Savage took a break from these exploits to return to Winchester for the launch of his latest French EP entitled Quatre Épines, inspired by his favourite book growing up in Paris, The Little Prince. The launch was held at the Winchester Guildhall, a venue known for its regular hosting of local music, art and theatre, providing the perfect backdrop for the soulful sounds of the supporting acts discovered by Savage through playing shows together or from his own experiences with Sofar Sounds: Richard Maule and Lilo’s Wall.

The venue was filled with tables and chairs complete with candles and fairy lights which created a truly stunning atmosphere, not to mention the impressive turnout of Winchester locals including the friends and family of the night’s performers. First to take to the stage was Putney born Richard Maule who has previously attended the University of Winchester studying Performing Arts. His intense bluesy vocals and hypnotic trance rhythms have been inspired by influences such as Damien Rice, Mumford & Sons and Hozier, and make for a performance like no other. In between tracks Maule elaborated on the ins-and-outs of his journey through Australia, from surfing with his brother to the troubles of long-distance relationships, making this intimate night of music one to remember.

Maule was then followed by acoustic duo Lilo’s Wall consisting of Helen Dixon and Christie Gardner, also from Winchester, who have been playing together since the age of 14. Granted, their stage presence took a little time to develop. However, once the audience had been exposed to their blissful harmonies and quirky aesthetic, in a similar vein to bands such as Haim, it was clear to see that after just one song they had captured the crowd’s heart. As well as their indie-meets-pop vibe, Lilo’s Wall are a band possessed with incredible vocal talent, an undeniably entertaining sense of humour and, of course, the potential to become Winchester’s next rising stars.
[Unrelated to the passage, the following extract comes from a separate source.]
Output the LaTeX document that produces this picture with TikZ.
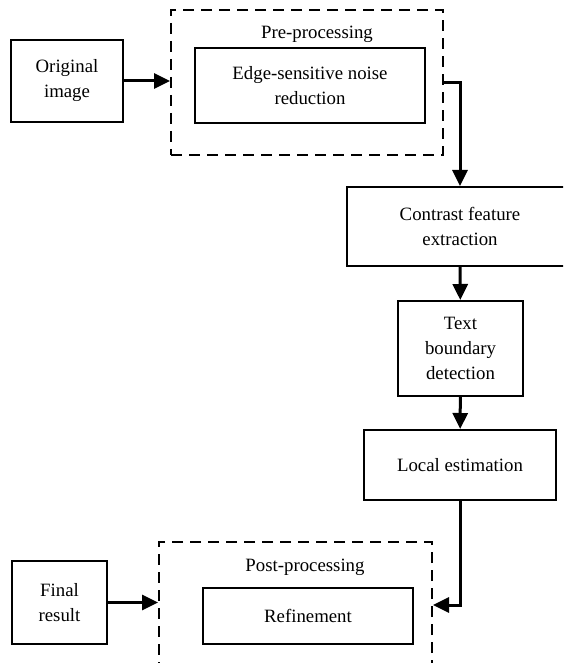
\documentclass[tikz,border=0pt]{standalone}
\usepackage{fontspec}
\setmainfont{Liberation Serif}
\usetikzlibrary{positioning, arrows.meta}

\begin{document}
\begin{tikzpicture}[x=0.5pt, y=-0.5pt,
        font=\fontsize{9.4}{12.5}\selectfont,
        block/.style={rectangle, draw, line width=1pt, align=center, inner sep=0pt},
        group/.style={rectangle, draw, line width=1pt, dash pattern=on 5.5pt off 3.5pt, inner sep=0pt},
        flow/.style={-{Triangle[length=8pt, width=7.5pt]}, line width=1.5pt}]
        \clip (0,0) rectangle (563,663);
        % Pre-processing group
        \node[group, minimum width=136pt, minimum height=72.5pt] (pre) at (307,82.5) {};
        \node (prelabel) at (317,34) {Pre-processing};
        \node[block, minimum width=115pt, minimum height=37.5pt] (noise) at (310,85.5) {Edge-sensitive noise\\reduction};
        \node[block, minimum width=56pt, minimum height=41pt] (orig) at (67,81) {Original\\image};
        % Main chain
        \node[block, minimum width=113pt, minimum height=39.5pt] (contrast) at (460,226.5) {Contrast feature\\extraction};
        \node[block, minimum width=62.5pt, minimum height=47.5pt] (boundary) at (460.5,348.5) {Text\\boundary\\detection};
        \node[block, minimum width=96pt, minimum height=35pt] (local) at (460,465) {Local estimation};
        % Post-processing group
        \node[group, minimum width=136.5pt, minimum height=63pt] (post) at (295.5,605) {};
        \node (postlabel) at (305,567) {Post-processing};
        \node[block, minimum width=105pt, minimum height=28pt] (refine) at (308,616) {Refinement};
        \node[block, minimum width=47.5pt, minimum height=41.5pt] (final) at (59.5,602.5) {Final\\result};
        % Arrows
        \draw[flow] (orig.east) -- (orig.east -| pre.west);
        \draw[flow] (pre.east) -| (contrast.north);
        \draw[flow] (contrast) -- (boundary);
        \draw[flow] (boundary) -- (local);
        \draw[flow] (local.south) |- (post.east);
        \draw[flow] (final.east) -- (final.east -| post.west);
    \end{tikzpicture}
\end{document}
Finally, after two stellar support performances, Savage arrived. With a full stage of support, including his own sister Anya Savage on back up bass and vocals, he performed tracks from his newest French release as well as previous EP’s Bella and Spaces with an immeasurable amount of gratitude and a handful of anecdotes that couldn’t make him more likeable if he tried. His vocal prowess was undeniable and the passion he displayed for his music was exemplified by his heartfelt performance, making his set an absolute pleasure to watch.

All in all, the venue, the acts and the community feel were what made the Quatre Épines launch the start of something so special and the rise of fame for these acts inevitable. Speaking to Savage after the show he revealed, “I’m used to playing living rooms so it was quite surreal playing in a place that big and it being full! There’s no place like home!”